> DATA SEGMENT:
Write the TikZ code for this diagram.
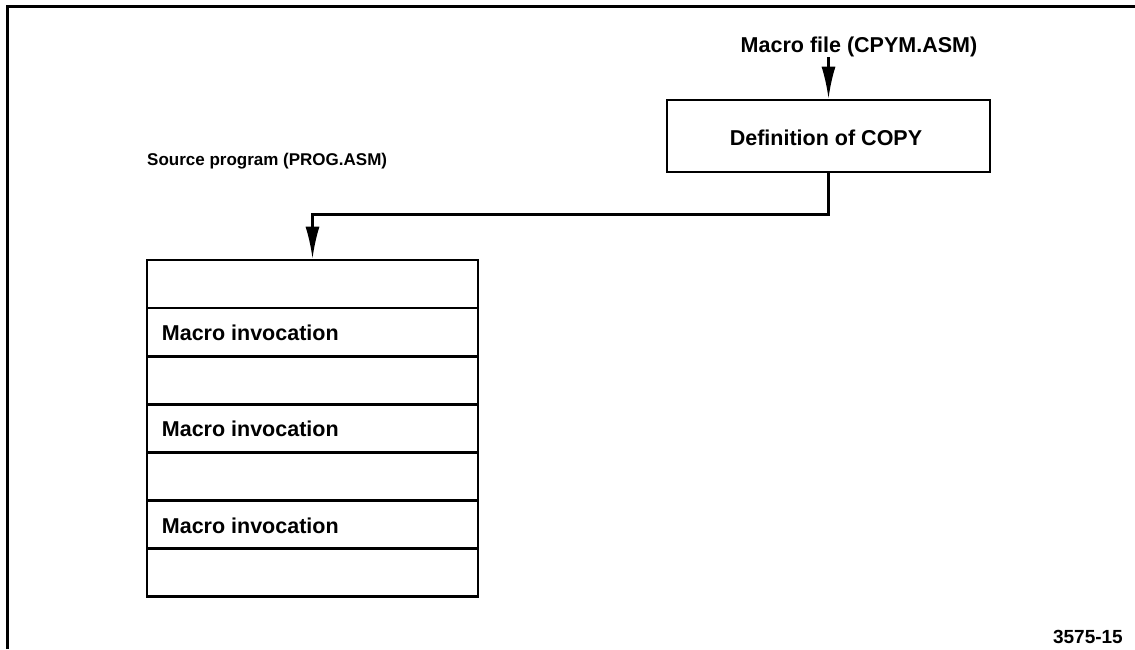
\documentclass[tikz,border=0pt]{standalone}
\usepackage{fontspec}
\setmainfont{Liberation Sans}
\usetikzlibrary{arrows.meta,calc}
\begin{document}
\begin{tikzpicture}[x=1pt,y=-1pt,
  frame/.style={line width=3pt},
  box/.style={draw,line width=2.6pt,rectangle,inner sep=0pt},
  rowbox/.style={box,minimum width=331pt,minimum height=48pt},
  lbl/.style={font=\bfseries\fontsize{21.5}{24}\selectfont,inner sep=0pt},
  smalllbl/.style={font=\bfseries\fontsize{17}{20}\selectfont,inner sep=0pt},
  flow/.style={line width=2.4pt,-{Latex[length=32pt,width=14pt]}}]
\useasboundingbox (0,0) rectangle (1135,649);
% open frame: top and left edges only
\draw[frame] (7,649) -- (7,6) -- (1135,6);

% macro file and its definition box
\node[lbl] (mfile) at (859,47) {Macro file (CPYM.ASM)};
\node[box,minimum width=323pt,minimum height=72pt] (def) at (828.5,136) {};
\node[lbl] at (826,138) {Definition of COPY};

% source program stack
\node[smalllbl,anchor=west] (src) at (147,161) {Source program (PROG.ASM)};
\foreach \i in {1,...,7} {
  \node[rowbox] (row\i) at (312.5,{260+48.1*(\i-1)+24}) {};
}
\foreach \i in {2,4,6} {
  \node[lbl,anchor=west] at ($(row\i.west)+(16,1)$) {Macro invocation};
}

% connectors
\coordinate (mfoot) at (mfile.south -| def.north);
\draw[flow] (mfoot) -- (def.north);
\draw[flow] (def.south) -- ++(0,41) -| (row1.north);

% figure number
\node[font=\bfseries\fontsize{19}{22}\selectfont,inner sep=0pt,anchor=east] (fig) at (1123,637) {3575-15};
\end{tikzpicture}
\end{document}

> PROBLEM TO SOLVE:
Copy out all of the material exactly as written, without its pictures.

> FULL OUTPUT:
Write the TikZ code for this diagram.
\documentclass[tikz,border=0pt]{standalone}
\usepackage{fontspec}
\setmainfont{Liberation Sans}
\usetikzlibrary{arrows.meta,calc}
\begin{document}
\begin{tikzpicture}[x=1pt,y=-1pt,
  frame/.style={line width=3pt},
  box/.style={draw,line width=2.6pt,rectangle,inner sep=0pt},
  rowbox/.style={box,minimum width=331pt,minimum height=48pt},
  lbl/.style={font=\bfseries\fontsize{21.5}{24}\selectfont,inner sep=0pt},
  smalllbl/.style={font=\bfseries\fontsize{17}{20}\selectfont,inner sep=0pt},
  flow/.style={line width=2.4pt,-{Latex[length=32pt,width=14pt]}}]
\useasboundingbox (0,0) rectangle (1135,649);
% open frame: top and left edges only
\draw[frame] (7,649) -- (7,6) -- (1135,6);

% macro file and its definition box
\node[lbl] (mfile) at (859,47) {Macro file (CPYM.ASM)};
\node[box,minimum width=323pt,minimum height=72pt] (def) at (828.5,136) {};
\node[lbl] at (826,138) {Definition of COPY};

% source program stack
\node[smalllbl,anchor=west] (src) at (147,161) {Source program (PROG.ASM)};
\foreach \i in {1,...,7} {
  \node[rowbox] (row\i) at (312.5,{260+48.1*(\i-1)+24}) {};
}
\foreach \i in {2,4,6} {
  \node[lbl,anchor=west] at ($(row\i.west)+(16,1)$) {Macro invocation};
}

% connectors
\coordinate (mfoot) at (mfile.south -| def.north);
\draw[flow] (mfoot) -- (def.north);
\draw[flow] (def.south) -- ++(0,41) -| (row1.north);

% figure number
\node[font=\bfseries\fontsize{19}{22}\selectfont,inner sep=0pt,anchor=east] (fig) at (1123,637) {3575-15};
\end{tikzpicture}
\end{document}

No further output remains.